Merci aussi au rédacteur d'avoir insisté sur la posture corporelle adaptée, la coordination du geste, la tenue de l'outil. L'objectif à partir de 5 ans est très clair : "tenir correctement son stylo par la pince des doigts et utiliser de façon coordonnée les quatre articulations (épaule, coude, poignet de doigts". Ainsi, non seulement la tenue du crayon est prise en compte, mais aussi le déplacement du bras (articulation de l'épaule et du coude) et la souplesse du poignet (moins essentielle, mais utile à l'intérieur d'un mot). Je n'aime pas beaucoup le terme "pince", qui incite à serrer les doigts sur le crayon, mais sinon je suis vraiment contente que la tenue du crayon ne soit pas laissée au hasard.

Je note également qu'on enjoint au professeur d' "écrire sous les yeux de ses élèves, verbaliser les tracés qu'il effectue et accompagner verbalement les tracés des élèves", ce qui nous conforte dans l'utilisation de notre guidage vocal 5E, bien plus efficace qu'une verbalisation descriptive.

Je suis étonnée par contre de lire que l'écriture cursive doit être "introduite en moyenne section ou lorsque l'enfant est prêt". Pour moi, il s'agit typiquement d'une compétence de grande section, et il y a beaucoup de choses à faire en amont avant d'aborder l'écriture cursive proprement dite. On retrouve dans le tableau des objectifs "à partir de 4 ans" celui de "s'initier aux tracés de l'écriture cursive". J'ai peur que cette injonction ne mette en difficultés une grande partie des élèves, sans bénéfice réel. En abordant l'écriture cursive en janvier de Grande Section, on s'assure que tous les élèves de la classe, même ceux nés en décembre, aient fêté leurs 5 ans. La maturité de la main de l'enfant et de sa coordination me semble insuffisante avant.

 

Vive l'efficacité !

J'ajoute à toutes mes remarques positives le fait que la dictée à l'adulte est mise en avant, ce qui est vraiment très positif pour tout un tas de raison qui sont détaillées dans le programme et sur lesquelles je ne reviens pas.

L'utilisation de mots transparents me réjouit également.

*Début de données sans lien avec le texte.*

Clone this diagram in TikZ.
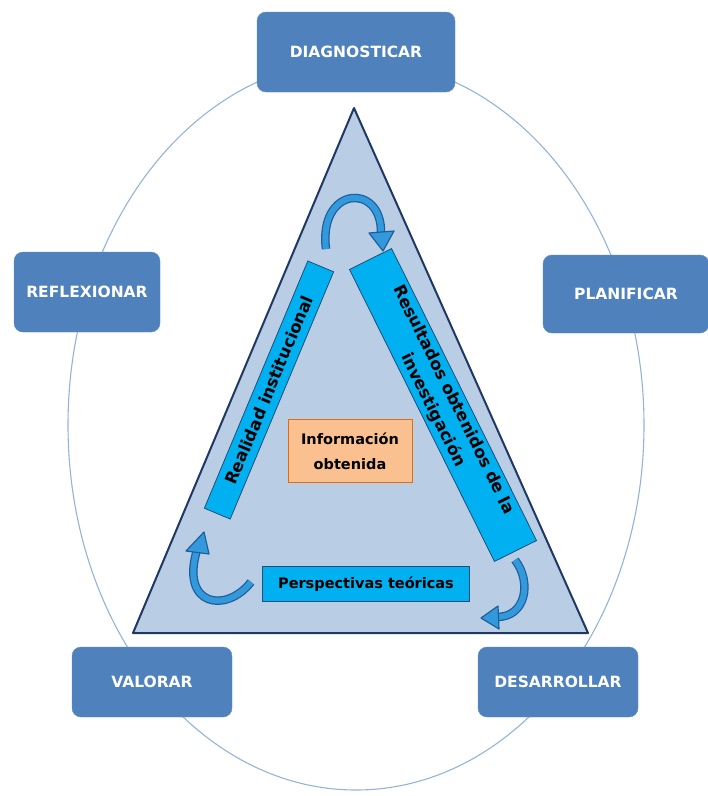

J'ai ironisé plus haut sur leur limitation à certaines catégories de consonnes, et je pense qu'on peut très bien utiliser des mots contenant des doubles consonnes et / ou des lettres muettes, à condition tout simplement de les indiquer aux enfants, tant qu'on n'utilise pas de sons complexes. Mais sur le fond, je suis ravie qu'on ne considère pas, comme dans les précédents programmes, qu'un mot est "simple" juste parce qu'il est court ou familier.

À mon avis, on pourrait très bien s'autoriser tous les sons simples, y compris avec les consonnes occlusives, et aller jusqu'à lire "Papa a une moto", "Mamie a vu le lama" et autres "Rémi a lavé la vache" (ce dernier exemple tiré de la méthode de lecture Apili, qui pourrait être utilisée en fin de GS et qui elle est très rigolote).

Par contre, en écriture, il faut être vigilant sur la difficulté des tracés : le mot "lavé", qui est simple à encoder, nécessite quand on l'écrit en cursive d'anticiper, en écrivant la lettre v, que la lettre suivante est un e et que donc il faut baisser le bec du v pour lui faire de la place. C'est une ligature difficile, qui n'a pas sa place en grande section. J'invite donc les enseignants à choisir soigneusement les mots qu'ils donnent à copier, en tenant compte des difficultés qu'ils présentent. Le mot "lune" ou le mot "télé", par exemple, sont bien plus faciles à tracer.

En conclusion, je trouve que ces nouveaux programmes avancent sur bien des points, mais ne mettent pas du tout assez en avant la créativité et l'imagination des enfants, ce qui est dommage quand on parle de langage. Je trouve aussi que l'écriture est encore une fois subordonnée à la lecture dans le choix des sons à apprendre - même si je me réjouis que le geste d'écriture ait une place à part entière.

 

 

 

Toutes les citations sont extraites du BO n° 41 du 31 octobre 2024.